Items listed in a dataset
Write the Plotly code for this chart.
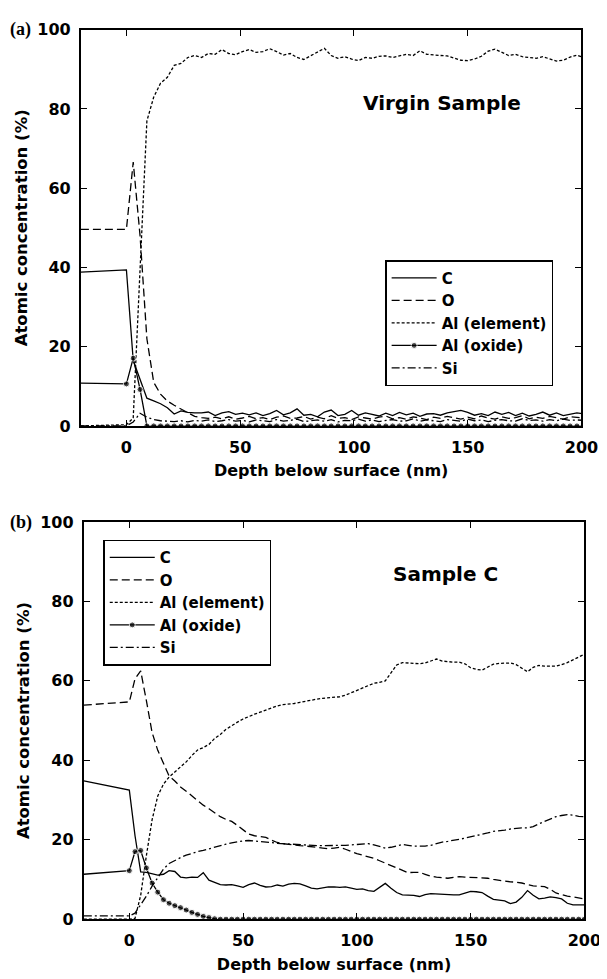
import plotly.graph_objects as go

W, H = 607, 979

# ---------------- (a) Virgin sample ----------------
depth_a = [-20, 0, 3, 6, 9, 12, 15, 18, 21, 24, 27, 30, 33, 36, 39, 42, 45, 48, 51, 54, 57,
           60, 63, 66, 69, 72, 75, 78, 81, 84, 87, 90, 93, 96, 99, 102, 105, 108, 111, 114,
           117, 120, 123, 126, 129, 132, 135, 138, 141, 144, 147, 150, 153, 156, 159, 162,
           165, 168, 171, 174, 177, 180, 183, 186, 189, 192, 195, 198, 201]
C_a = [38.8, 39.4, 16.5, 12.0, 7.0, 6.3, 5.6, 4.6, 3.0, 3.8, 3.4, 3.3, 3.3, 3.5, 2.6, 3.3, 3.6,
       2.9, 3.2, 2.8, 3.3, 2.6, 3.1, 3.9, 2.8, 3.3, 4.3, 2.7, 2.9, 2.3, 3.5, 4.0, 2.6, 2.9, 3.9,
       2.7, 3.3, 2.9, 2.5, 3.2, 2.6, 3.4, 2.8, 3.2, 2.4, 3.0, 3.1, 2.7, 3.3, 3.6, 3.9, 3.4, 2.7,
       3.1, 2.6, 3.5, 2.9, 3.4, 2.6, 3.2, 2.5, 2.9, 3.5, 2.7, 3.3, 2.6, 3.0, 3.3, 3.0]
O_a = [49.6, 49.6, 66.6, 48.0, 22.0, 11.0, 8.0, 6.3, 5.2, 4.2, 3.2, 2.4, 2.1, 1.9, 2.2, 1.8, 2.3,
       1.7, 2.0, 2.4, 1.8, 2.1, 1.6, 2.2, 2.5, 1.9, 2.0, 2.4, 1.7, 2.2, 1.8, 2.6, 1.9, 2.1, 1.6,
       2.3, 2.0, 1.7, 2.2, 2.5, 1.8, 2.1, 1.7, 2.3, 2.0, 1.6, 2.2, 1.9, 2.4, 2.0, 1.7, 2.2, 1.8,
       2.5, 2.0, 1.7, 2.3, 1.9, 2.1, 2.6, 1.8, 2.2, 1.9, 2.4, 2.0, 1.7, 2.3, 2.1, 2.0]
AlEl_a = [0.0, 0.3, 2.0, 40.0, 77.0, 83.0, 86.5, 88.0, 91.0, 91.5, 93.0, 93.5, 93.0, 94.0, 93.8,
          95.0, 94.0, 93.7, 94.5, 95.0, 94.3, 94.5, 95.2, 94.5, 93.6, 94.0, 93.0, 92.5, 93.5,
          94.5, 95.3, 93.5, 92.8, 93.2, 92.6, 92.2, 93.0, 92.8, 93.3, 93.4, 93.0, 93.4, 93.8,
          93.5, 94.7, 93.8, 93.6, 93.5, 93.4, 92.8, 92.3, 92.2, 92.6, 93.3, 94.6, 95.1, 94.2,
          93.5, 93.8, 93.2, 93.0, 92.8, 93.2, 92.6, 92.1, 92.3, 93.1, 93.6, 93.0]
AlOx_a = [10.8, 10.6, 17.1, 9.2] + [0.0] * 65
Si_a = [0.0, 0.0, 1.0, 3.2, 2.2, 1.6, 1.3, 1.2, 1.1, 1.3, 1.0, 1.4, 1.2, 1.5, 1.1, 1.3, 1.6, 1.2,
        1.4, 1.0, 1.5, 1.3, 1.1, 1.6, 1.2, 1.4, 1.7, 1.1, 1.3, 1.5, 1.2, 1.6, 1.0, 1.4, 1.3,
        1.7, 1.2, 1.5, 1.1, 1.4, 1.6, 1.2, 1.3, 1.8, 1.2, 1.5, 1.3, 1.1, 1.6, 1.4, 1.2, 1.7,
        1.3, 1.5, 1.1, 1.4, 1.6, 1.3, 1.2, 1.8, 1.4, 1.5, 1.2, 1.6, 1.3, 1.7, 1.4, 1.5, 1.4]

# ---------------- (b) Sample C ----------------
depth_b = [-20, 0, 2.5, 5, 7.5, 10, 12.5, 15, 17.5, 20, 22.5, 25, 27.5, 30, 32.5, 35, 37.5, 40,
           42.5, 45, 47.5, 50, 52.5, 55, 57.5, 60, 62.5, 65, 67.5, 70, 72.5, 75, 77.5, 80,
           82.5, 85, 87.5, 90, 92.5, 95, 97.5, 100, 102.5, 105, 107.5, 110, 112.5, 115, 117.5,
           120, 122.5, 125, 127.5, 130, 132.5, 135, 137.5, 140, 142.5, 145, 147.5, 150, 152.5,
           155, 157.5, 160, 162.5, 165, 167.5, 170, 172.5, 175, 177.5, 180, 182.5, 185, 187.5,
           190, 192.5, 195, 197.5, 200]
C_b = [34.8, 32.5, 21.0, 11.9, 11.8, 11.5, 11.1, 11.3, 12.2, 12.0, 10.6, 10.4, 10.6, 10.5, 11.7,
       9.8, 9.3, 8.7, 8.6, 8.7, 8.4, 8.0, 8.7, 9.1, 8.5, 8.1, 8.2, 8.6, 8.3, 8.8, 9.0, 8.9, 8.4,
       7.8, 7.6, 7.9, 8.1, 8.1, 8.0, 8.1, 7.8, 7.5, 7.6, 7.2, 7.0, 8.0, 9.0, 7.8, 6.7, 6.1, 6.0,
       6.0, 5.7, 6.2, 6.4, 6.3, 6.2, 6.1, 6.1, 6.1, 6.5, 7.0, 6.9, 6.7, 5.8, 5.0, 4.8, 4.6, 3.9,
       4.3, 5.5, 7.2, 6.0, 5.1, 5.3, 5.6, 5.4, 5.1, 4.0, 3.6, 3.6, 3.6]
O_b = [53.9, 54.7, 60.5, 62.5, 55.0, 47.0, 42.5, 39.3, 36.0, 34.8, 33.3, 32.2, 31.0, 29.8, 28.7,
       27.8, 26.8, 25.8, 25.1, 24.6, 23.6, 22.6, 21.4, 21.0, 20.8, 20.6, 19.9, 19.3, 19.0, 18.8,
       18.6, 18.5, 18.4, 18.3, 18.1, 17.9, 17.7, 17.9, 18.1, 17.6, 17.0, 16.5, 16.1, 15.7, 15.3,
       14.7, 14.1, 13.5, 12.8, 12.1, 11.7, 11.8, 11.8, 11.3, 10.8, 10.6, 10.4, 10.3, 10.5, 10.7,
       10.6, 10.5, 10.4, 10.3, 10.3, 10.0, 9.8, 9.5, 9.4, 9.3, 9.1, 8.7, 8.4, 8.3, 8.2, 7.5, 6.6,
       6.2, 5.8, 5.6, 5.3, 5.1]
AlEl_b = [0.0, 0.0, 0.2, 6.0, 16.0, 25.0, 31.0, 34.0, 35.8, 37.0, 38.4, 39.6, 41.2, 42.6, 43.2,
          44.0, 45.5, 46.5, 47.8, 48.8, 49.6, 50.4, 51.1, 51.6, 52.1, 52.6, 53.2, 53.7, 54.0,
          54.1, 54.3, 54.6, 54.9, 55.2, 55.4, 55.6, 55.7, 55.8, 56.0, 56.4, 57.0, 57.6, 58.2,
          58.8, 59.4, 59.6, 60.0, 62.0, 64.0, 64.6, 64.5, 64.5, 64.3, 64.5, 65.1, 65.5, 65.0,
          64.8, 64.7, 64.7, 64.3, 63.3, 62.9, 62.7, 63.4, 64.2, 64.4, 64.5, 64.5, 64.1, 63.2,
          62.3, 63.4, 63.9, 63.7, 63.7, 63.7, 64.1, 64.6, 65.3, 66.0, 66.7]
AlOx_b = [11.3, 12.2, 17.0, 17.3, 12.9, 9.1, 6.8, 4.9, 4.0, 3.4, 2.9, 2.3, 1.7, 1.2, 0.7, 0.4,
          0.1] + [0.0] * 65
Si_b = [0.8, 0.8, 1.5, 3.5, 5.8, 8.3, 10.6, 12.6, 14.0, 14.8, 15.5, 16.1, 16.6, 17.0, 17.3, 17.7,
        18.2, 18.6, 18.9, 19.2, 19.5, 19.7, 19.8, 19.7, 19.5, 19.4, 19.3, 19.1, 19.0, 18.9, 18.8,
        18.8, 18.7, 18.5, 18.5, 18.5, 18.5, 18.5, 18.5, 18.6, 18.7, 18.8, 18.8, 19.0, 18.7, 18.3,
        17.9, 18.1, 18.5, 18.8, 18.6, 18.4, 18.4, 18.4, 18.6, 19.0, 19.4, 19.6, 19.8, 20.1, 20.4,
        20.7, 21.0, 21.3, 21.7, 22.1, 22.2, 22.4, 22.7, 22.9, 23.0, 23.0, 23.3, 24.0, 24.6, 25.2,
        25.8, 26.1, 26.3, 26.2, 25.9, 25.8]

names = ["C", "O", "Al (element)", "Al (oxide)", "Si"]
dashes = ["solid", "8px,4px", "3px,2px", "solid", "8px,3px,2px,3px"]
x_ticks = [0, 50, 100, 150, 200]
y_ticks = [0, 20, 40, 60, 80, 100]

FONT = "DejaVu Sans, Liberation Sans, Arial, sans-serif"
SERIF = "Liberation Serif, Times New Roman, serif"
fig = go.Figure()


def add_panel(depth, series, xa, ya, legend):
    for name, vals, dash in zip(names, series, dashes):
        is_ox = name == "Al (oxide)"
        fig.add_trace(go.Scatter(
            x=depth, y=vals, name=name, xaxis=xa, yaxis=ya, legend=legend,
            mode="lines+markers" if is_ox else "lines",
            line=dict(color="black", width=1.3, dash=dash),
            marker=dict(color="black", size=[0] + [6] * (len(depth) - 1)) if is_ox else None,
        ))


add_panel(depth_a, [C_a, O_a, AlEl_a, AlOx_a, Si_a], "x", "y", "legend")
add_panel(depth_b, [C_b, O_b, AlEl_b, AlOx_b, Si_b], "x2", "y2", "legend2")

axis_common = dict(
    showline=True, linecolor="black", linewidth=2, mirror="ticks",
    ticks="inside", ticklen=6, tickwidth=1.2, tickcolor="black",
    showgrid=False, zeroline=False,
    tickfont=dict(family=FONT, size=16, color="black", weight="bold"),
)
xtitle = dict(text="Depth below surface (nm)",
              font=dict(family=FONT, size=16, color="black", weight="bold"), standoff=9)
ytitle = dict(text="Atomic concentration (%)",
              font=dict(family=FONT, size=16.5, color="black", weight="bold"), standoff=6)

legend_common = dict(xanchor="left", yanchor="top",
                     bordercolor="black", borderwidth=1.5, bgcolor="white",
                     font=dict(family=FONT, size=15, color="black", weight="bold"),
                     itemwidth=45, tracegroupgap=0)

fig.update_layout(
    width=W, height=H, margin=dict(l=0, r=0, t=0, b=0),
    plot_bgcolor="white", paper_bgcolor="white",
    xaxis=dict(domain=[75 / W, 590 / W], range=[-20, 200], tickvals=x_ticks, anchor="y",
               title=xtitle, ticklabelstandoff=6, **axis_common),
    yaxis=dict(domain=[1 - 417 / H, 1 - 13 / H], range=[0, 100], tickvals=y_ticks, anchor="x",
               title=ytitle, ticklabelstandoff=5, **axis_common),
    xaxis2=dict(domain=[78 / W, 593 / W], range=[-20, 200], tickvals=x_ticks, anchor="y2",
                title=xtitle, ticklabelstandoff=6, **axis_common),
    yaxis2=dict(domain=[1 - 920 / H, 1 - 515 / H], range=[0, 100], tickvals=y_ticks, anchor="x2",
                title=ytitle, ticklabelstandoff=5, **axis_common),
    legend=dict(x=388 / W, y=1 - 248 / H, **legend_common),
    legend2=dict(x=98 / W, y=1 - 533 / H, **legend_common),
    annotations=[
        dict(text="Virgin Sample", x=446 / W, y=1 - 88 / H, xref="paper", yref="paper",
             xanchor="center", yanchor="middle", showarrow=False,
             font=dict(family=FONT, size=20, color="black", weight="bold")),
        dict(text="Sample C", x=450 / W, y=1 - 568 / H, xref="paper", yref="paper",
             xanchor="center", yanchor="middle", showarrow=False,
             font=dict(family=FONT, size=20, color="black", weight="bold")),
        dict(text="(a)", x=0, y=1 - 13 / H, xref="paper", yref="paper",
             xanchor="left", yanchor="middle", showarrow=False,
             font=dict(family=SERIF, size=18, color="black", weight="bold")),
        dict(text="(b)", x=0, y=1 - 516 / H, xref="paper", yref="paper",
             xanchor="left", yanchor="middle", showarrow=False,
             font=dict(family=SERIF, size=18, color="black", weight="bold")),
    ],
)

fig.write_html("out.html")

==

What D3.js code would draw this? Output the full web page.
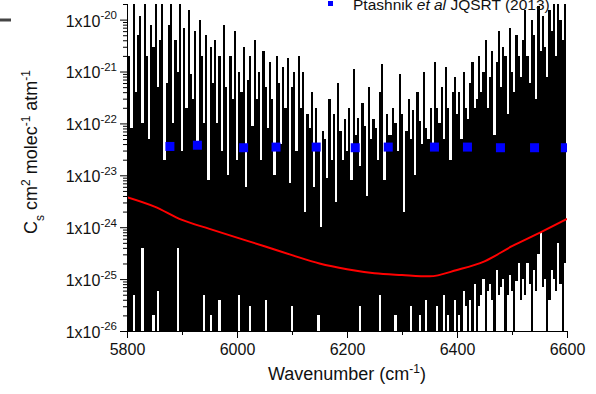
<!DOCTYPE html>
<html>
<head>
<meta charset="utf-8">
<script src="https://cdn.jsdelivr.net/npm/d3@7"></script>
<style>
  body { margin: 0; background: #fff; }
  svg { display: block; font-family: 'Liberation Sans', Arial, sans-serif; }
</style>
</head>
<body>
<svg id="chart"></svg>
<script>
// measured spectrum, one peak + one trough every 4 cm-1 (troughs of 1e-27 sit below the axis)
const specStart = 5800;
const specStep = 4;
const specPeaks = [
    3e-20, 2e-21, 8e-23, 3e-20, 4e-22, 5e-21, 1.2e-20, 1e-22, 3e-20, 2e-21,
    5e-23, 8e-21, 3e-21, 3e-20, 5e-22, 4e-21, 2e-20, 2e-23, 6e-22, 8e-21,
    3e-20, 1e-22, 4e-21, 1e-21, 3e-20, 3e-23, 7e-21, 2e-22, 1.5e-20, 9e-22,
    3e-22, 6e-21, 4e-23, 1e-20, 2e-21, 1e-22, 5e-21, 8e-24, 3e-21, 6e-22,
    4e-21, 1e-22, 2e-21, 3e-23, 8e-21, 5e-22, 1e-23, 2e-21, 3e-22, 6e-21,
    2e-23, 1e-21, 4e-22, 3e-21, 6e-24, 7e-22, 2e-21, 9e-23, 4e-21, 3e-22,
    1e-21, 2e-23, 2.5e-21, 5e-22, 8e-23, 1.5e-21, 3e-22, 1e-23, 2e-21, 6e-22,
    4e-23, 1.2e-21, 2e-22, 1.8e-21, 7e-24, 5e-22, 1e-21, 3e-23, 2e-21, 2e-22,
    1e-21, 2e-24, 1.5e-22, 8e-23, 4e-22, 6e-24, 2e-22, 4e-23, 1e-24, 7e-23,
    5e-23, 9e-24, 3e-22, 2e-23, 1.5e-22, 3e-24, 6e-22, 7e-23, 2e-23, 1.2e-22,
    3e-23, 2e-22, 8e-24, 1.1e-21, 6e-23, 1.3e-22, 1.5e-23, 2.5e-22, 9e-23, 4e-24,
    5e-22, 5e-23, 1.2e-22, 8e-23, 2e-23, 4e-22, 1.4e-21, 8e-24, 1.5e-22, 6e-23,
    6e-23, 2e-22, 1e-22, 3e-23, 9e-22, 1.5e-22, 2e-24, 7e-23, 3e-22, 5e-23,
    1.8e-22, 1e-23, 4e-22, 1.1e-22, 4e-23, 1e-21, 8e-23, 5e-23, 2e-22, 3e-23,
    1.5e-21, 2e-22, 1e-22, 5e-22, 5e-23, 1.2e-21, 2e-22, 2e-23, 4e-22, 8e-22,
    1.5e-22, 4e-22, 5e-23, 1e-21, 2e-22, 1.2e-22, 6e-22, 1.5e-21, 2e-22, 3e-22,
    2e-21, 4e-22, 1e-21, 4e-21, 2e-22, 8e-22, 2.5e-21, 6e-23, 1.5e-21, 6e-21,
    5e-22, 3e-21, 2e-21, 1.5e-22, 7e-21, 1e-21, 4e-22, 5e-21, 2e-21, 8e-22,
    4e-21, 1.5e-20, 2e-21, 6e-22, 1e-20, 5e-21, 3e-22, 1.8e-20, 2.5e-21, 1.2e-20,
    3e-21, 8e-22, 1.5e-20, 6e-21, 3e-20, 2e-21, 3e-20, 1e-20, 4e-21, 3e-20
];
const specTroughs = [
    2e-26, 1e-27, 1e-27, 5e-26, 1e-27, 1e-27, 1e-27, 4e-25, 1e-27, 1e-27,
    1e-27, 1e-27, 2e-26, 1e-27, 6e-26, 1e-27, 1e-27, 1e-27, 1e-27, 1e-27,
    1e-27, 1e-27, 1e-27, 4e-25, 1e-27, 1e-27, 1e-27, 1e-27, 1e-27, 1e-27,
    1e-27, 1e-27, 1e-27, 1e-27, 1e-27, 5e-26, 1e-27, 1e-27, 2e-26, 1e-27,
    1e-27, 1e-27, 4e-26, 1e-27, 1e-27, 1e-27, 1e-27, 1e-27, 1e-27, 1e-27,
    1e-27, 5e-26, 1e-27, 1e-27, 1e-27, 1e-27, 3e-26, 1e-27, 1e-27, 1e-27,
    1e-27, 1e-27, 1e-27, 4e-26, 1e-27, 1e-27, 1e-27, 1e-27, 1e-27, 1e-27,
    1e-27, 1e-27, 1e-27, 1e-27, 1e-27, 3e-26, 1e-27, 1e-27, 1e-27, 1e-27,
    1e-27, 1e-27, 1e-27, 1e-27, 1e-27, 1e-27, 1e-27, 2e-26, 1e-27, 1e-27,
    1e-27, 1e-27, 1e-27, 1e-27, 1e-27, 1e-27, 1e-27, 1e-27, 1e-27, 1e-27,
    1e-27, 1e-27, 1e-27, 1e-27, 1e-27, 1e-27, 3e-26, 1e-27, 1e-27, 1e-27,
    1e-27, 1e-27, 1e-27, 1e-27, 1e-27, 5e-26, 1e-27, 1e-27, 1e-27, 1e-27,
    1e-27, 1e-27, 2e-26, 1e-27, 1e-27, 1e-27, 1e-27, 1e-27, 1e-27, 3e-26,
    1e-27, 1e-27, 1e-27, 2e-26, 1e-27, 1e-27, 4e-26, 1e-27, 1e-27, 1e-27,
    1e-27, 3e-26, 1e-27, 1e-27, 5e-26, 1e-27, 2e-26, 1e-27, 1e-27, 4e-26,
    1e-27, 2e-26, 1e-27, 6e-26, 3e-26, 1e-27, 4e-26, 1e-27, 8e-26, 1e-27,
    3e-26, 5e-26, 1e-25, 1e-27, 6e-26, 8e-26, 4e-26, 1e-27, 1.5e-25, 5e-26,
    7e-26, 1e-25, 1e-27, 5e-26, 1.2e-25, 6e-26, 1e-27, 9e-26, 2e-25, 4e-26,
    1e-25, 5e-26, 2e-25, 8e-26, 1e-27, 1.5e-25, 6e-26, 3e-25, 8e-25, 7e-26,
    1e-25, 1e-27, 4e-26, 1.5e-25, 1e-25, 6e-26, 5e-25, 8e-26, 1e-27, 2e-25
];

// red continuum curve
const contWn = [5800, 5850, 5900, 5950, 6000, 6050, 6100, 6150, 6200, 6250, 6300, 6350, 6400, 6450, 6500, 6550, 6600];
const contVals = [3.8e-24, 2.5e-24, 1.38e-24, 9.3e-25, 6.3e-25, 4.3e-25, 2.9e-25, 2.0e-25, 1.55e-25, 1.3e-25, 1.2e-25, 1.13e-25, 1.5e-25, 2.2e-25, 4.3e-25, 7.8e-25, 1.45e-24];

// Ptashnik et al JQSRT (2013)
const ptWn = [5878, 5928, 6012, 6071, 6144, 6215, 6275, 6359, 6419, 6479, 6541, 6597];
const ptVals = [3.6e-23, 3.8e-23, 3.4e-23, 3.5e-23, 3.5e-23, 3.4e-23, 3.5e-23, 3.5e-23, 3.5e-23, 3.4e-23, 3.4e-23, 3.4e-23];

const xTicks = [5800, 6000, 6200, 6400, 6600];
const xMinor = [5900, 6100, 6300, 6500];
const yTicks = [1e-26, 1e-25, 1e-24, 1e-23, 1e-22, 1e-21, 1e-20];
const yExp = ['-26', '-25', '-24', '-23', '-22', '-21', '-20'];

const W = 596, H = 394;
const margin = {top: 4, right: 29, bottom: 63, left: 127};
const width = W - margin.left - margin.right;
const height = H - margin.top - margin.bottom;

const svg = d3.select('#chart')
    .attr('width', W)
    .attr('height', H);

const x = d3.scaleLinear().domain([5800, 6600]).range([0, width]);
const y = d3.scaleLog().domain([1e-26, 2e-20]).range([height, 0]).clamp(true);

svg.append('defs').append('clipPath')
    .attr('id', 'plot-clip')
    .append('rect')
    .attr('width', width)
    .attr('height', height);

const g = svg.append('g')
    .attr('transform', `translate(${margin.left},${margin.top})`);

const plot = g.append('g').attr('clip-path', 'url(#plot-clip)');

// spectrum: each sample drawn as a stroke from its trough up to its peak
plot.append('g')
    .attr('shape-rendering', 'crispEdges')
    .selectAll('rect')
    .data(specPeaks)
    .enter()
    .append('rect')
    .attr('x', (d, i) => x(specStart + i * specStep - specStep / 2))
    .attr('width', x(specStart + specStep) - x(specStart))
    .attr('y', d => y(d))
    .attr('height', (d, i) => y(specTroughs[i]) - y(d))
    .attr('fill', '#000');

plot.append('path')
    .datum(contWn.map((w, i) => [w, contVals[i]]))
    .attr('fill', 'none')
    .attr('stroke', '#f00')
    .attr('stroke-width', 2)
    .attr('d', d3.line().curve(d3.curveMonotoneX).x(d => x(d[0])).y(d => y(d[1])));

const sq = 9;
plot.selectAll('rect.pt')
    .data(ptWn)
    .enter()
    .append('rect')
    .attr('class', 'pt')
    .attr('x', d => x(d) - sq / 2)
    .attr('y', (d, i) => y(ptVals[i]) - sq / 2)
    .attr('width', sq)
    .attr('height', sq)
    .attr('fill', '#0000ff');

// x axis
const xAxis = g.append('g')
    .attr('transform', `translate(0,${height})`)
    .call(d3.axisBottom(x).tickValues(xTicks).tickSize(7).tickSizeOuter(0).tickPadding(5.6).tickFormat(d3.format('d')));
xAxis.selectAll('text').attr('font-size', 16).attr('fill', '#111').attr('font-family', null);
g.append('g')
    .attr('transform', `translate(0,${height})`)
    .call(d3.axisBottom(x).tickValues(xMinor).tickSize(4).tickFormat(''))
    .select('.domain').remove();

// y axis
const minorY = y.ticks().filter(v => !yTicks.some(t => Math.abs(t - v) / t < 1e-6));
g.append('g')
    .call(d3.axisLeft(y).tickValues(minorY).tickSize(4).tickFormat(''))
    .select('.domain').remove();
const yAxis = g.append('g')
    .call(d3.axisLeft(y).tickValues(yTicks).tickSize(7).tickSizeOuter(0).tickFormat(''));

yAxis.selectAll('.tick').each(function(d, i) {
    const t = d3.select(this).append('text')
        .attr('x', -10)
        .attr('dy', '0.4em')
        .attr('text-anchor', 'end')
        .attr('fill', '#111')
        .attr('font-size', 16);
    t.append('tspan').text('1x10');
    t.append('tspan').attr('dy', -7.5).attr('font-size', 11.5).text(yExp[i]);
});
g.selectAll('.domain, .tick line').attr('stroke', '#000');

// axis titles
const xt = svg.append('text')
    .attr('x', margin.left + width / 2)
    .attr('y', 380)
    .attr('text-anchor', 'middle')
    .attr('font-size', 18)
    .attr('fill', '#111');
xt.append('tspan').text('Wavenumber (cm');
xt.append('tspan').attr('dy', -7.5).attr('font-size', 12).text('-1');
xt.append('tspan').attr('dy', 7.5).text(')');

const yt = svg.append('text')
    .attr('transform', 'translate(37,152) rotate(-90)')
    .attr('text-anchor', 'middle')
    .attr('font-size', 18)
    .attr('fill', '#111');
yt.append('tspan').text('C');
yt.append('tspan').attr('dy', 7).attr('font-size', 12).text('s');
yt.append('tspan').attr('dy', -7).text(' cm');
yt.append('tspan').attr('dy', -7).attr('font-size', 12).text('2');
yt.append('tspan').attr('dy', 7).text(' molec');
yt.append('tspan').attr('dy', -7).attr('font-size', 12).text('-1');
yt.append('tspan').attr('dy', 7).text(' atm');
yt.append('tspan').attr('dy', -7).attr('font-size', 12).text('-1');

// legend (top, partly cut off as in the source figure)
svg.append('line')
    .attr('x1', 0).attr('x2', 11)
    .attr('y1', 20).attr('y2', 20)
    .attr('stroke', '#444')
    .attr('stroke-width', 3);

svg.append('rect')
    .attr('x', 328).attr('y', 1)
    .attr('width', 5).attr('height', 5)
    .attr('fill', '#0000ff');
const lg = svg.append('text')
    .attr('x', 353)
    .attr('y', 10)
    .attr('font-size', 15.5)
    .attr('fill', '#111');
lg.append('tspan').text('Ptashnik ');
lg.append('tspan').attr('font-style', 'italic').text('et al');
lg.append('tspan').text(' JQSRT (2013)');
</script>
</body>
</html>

▶ _THE PROBLEM_
For each line of the entries that includes "this", show that line.

▶ _SOLUTION TO THE PROBLEM_
Write the Plotly code for this chart.
What D3.js code would draw this? Output the full web page.
    const t = d3.select(this).append('text')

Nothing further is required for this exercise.